Personal information
- Full name: Michel Adolphe Roos
- Born: 27 August 1932 Strasbourg, France
- Died: 7 September 2002 (aged 70) Strasbourg, France

Chess career
- Country: France
- FIDE rating: 2093 (October 2001)
- Peak rating: 2225 (January 1982)

= Michel Roos =

French chess player

Michel Adolphe Roos (27 August 1932 – 7 September 2002) was a French chess player and doctor. He won the French Chess Championship in 1964 and the French Correspondence Chess Championship in 1957.

==Biography==
Roos received a medical degree and was a professor at University of Strasbourg in Strasbourg, specializing in histology. He founded the biostatistics laboratory at the University of Strasbourg and for some time he was vice president of the University.

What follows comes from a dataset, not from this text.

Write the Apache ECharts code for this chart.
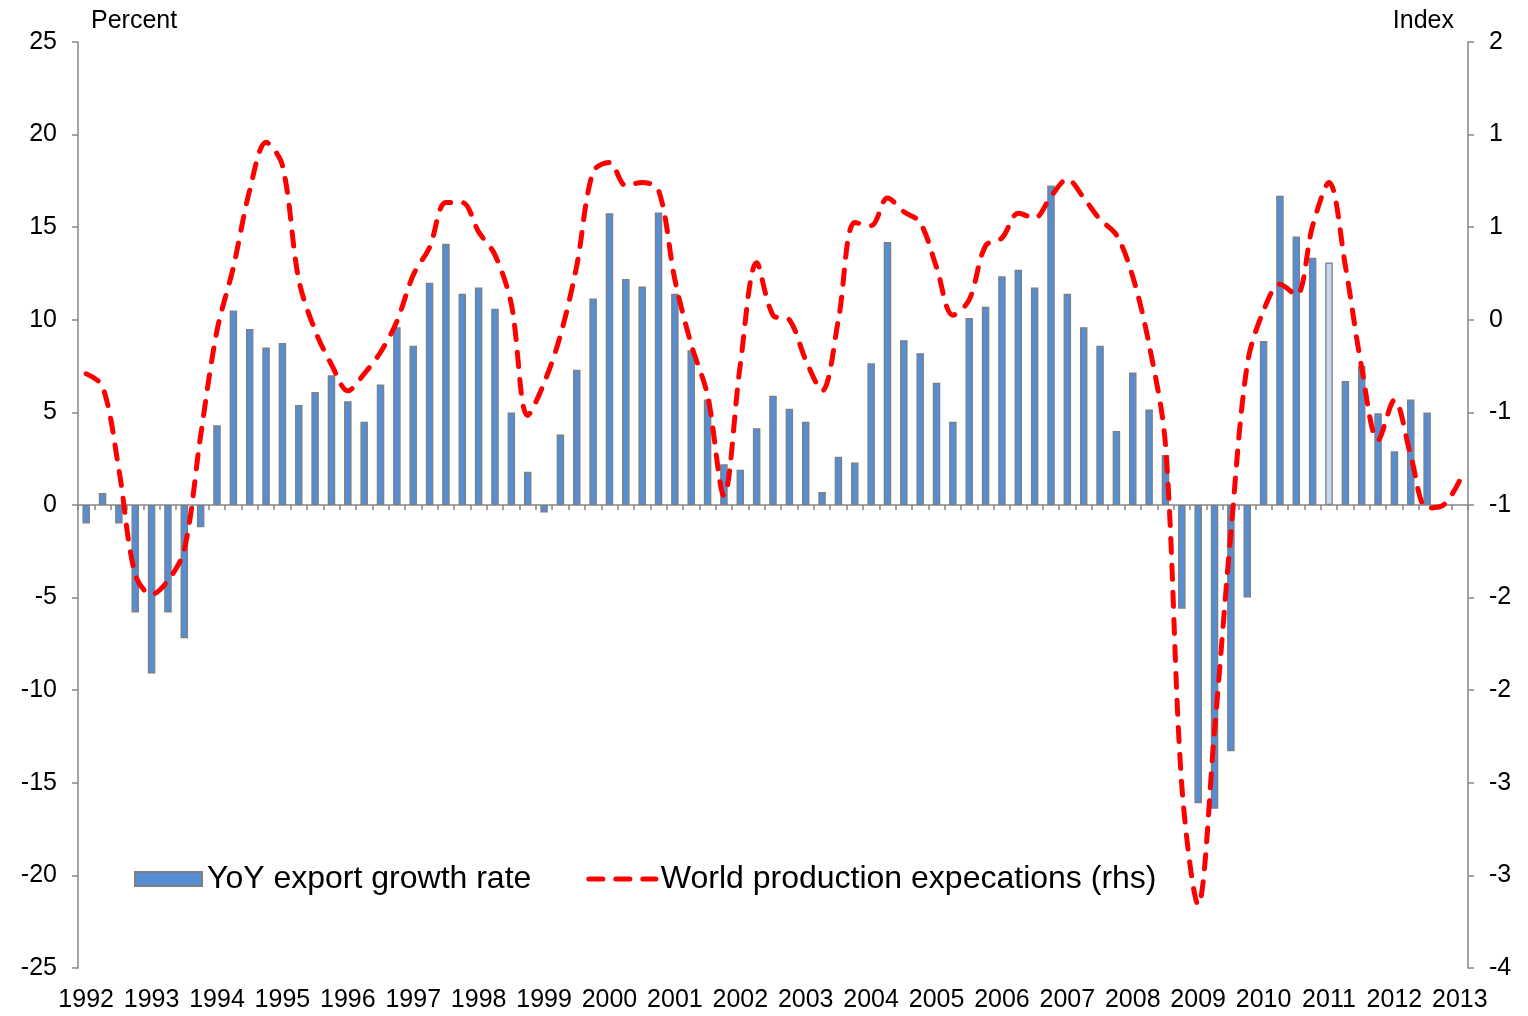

He started playing chess in Strasbourg Chess Club under the leadership of aston Wolf (bronze medalist of the 1956 French Chess Championship). In the 1970-1980s he was the chairman of the club. Due to his main job, Roos played mainly in domestic French competitions or in correspondence chess tournaments. He took part in the individual French Chess Championship finals many times and won five medals: gold (1964), silver (1958) and three bronze (1966, 1971, 1981). In 1957, Roos won the French Correspondence Chess Championship.

Roos played for France in the World Student Team Chess Championship:
- In 1959, at second board in the 6th World Student Team Chess Championship in Budapest (+3, =4, -6).

He is the founder of a whole chess dynasty. His wife Jacqueline Roos (died 2016) was an International Correspondence Chess Grandmaster (2000), his daughter Céline (1953–2021) was a Woman International Master (WIM), and his sons Jean-Luc (born 1955), Louis (born 1957), and Daniël (born 1959) are International Masters (IM).